ところが驚いたことに、数日後エディターから新しい共著者の追加について尋ねる返事が返ってきたのです。エディターは、新たに加わった共著者が論文にどのように貢献したのか情報を求めていました。また、ICMJEが推奨する著者資格基準を満たしていない場合は、手伝ってくれた同僚の名前は共著者としてではなく、謝辞の節に記載すべきであると示唆されました。
そこで著者は私たちに連絡を取り、追加した共著者が著者資格基準の要件を満たしているか特定するのを手伝うよう依頼されました。
行ったこと
私たちは、新しく追加された共著者のそれぞれが、どんな貢献を行ったか詳しく著者に尋ねました。2名のうち1人は、全体的な統計分析を行い、追加分析をふまえデータの解釈も手伝ってくれたということでした。原稿の特定の節については書き直しも手伝ってもらいました。

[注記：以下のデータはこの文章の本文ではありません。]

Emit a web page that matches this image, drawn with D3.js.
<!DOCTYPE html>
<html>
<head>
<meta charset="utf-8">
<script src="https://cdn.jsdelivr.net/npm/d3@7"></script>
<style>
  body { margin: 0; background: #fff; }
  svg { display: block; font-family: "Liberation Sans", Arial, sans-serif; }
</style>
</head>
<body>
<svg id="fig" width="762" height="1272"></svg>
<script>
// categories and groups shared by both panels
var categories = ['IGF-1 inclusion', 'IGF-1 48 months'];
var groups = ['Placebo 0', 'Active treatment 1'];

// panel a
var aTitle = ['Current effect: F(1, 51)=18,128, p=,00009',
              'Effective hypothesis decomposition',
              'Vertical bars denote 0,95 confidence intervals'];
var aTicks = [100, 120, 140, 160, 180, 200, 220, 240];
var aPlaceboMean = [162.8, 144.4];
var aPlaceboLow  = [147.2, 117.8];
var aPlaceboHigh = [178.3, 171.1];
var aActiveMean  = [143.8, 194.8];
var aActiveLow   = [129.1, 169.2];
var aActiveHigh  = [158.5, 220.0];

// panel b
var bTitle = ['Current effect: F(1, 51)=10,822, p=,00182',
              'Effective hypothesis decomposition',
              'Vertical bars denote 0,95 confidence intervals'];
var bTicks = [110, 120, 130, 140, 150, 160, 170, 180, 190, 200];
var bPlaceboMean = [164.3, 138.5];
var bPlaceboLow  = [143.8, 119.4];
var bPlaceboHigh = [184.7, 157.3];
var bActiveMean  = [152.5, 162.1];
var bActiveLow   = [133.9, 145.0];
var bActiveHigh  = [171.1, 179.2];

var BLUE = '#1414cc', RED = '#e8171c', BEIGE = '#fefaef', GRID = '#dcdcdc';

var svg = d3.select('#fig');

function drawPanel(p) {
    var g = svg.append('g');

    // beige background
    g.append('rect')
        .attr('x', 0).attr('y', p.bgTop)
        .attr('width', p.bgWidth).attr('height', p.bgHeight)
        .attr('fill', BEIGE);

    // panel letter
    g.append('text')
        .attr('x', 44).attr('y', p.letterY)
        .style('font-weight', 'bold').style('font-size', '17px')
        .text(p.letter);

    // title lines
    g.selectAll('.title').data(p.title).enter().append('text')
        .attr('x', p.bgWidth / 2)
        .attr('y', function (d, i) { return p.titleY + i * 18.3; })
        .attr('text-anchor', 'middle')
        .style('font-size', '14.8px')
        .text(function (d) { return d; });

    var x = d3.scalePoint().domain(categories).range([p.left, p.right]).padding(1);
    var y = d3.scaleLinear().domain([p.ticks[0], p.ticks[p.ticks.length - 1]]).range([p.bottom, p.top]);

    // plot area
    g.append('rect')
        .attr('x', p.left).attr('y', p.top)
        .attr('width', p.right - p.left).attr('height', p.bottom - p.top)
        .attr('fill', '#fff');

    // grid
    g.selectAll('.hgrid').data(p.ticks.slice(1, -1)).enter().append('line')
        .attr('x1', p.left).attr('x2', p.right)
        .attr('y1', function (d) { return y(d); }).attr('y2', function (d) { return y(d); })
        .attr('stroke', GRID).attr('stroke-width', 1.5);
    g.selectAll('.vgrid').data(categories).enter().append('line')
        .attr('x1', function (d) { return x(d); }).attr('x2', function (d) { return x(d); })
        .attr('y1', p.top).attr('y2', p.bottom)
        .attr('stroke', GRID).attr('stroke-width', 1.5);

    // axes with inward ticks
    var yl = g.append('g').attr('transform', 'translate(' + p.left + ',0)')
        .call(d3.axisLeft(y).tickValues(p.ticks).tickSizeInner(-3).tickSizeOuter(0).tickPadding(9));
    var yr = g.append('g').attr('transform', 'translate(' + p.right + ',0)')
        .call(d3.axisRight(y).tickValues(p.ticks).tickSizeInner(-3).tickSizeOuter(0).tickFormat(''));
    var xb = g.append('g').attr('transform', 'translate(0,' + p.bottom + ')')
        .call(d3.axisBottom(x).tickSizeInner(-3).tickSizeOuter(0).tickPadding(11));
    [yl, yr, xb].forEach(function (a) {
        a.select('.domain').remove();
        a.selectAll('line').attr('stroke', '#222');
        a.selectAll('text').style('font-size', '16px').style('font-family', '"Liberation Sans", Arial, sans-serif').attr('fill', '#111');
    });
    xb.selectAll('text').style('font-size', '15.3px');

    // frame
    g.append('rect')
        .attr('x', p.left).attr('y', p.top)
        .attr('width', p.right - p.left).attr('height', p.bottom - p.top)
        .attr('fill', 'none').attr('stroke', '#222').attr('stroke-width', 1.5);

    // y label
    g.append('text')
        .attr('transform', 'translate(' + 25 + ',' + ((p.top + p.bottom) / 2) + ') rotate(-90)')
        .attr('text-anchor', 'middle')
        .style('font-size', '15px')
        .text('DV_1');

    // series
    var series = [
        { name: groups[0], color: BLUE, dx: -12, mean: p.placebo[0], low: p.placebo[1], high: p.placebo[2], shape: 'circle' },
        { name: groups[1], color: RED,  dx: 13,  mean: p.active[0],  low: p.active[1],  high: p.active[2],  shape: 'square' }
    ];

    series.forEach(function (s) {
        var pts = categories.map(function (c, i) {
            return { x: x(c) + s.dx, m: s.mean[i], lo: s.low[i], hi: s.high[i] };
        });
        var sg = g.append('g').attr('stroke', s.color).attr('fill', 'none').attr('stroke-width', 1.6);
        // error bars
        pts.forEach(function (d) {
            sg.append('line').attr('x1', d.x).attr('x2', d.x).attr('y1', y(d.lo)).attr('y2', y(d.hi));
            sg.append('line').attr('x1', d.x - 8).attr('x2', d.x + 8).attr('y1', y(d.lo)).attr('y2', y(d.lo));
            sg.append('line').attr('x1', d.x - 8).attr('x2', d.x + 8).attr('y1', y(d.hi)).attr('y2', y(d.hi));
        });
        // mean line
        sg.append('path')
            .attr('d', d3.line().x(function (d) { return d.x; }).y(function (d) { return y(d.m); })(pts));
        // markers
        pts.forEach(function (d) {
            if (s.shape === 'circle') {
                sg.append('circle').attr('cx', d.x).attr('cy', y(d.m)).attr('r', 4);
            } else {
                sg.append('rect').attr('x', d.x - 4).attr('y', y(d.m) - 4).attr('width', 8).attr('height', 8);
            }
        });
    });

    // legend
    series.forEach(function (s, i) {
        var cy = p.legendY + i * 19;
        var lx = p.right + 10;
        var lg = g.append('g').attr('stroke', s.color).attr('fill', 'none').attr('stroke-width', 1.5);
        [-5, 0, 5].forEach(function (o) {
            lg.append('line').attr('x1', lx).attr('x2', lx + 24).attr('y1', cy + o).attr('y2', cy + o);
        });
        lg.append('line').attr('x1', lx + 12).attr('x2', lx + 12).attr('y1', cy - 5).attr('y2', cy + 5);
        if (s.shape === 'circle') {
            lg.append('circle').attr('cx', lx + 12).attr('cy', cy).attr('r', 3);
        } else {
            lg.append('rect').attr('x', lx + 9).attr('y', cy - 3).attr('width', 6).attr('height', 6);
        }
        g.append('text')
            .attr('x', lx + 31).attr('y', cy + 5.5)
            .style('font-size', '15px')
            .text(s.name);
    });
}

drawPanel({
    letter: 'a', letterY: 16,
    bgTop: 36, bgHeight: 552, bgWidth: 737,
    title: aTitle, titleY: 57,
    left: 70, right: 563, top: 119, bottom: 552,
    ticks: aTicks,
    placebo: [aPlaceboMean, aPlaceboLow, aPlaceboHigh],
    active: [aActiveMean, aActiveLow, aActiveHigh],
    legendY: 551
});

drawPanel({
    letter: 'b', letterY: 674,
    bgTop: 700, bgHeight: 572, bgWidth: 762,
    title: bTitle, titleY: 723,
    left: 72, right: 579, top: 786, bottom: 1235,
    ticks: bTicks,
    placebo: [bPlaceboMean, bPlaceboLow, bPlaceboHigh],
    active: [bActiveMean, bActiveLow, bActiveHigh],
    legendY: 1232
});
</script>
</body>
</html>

2人目の同僚は、著者が論文修正中に行ったきわめて重要な実験に必要で、欠くことのできない試薬の調達をしてくれました。
ICMJEが定めた著者資格基準に基づき、わが社の出版エキスパートは1番目の同僚を著者の資格があると判断しました。理由は、1番目の同僚が
- 研究においてデータの分析・解釈に貢献した
- 追加の研究結果を組み込むため、論文の草稿を修正した
- 発表する研究に対し最終的な承認を与え、研究に対し責任を負うことに同意した。
しかしながら、2番目の同僚による貢献は著者資格を与えるには十分ではありませんでした。 試薬の調達を手伝っただけでした; データの収集を手伝っていませんでしたし、分析あるいは論文の修正において何ら重要な役割も果たしていませんでした。そこで私たちは、2番目の同僚の名前は、共著者としてではなく、謝辞に記載すべきだと提案しました。

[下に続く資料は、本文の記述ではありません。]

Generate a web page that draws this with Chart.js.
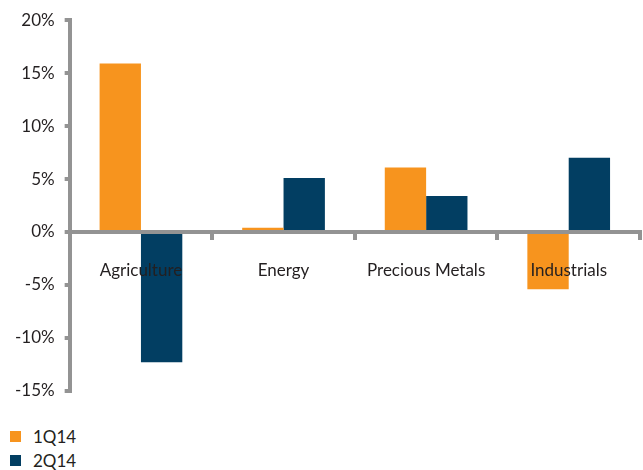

著者は私たちの見解に同意し、1人目の同僚を共著者として加え、2人目の同僚は謝辞に記載すると、エディターに伝えました。また、それぞれの同僚がどのような貢献を行ったか、その質をはっきりと述べました。エディターは以上の手配に納得し、論文は掲載の運びとなりました。
要約
ICMJE ガイドラインによると、著者資格は以下の基準をもとにしています:
- 研究の構想、もしくは計画に対する相当の貢献; あるいは研究データの収集、分析、解釈に対する相当の貢献; および
- 研究の草稿を書く、もしくは重要な知的内容について批判的に修正する; および
- 論文の掲載直前の版に対する最終的な承認; および
- 研究の何らかの部分の精度もしくは完全性に関する疑問が、適切に調査・解決することを保証するため、研究のすべての側面に責任を負うことへの同意。
すべてのジャーナルが著者の貢献を述べるよう、はっきりと求めているわけではありません:すべてのジャーナルで貢献(資格)についての文章の提出義務があるわけではないですが、カバーレターで著者たちの個々の貢献 を列挙するのは実践として優れていると一般に考えられています。けれども、修正論文を投稿するとき著者リストに何か変更があった場合は、それ以上の面倒を避けるために、著者たちがどんな貢献をしたか、その質について明確に説明する必要があります。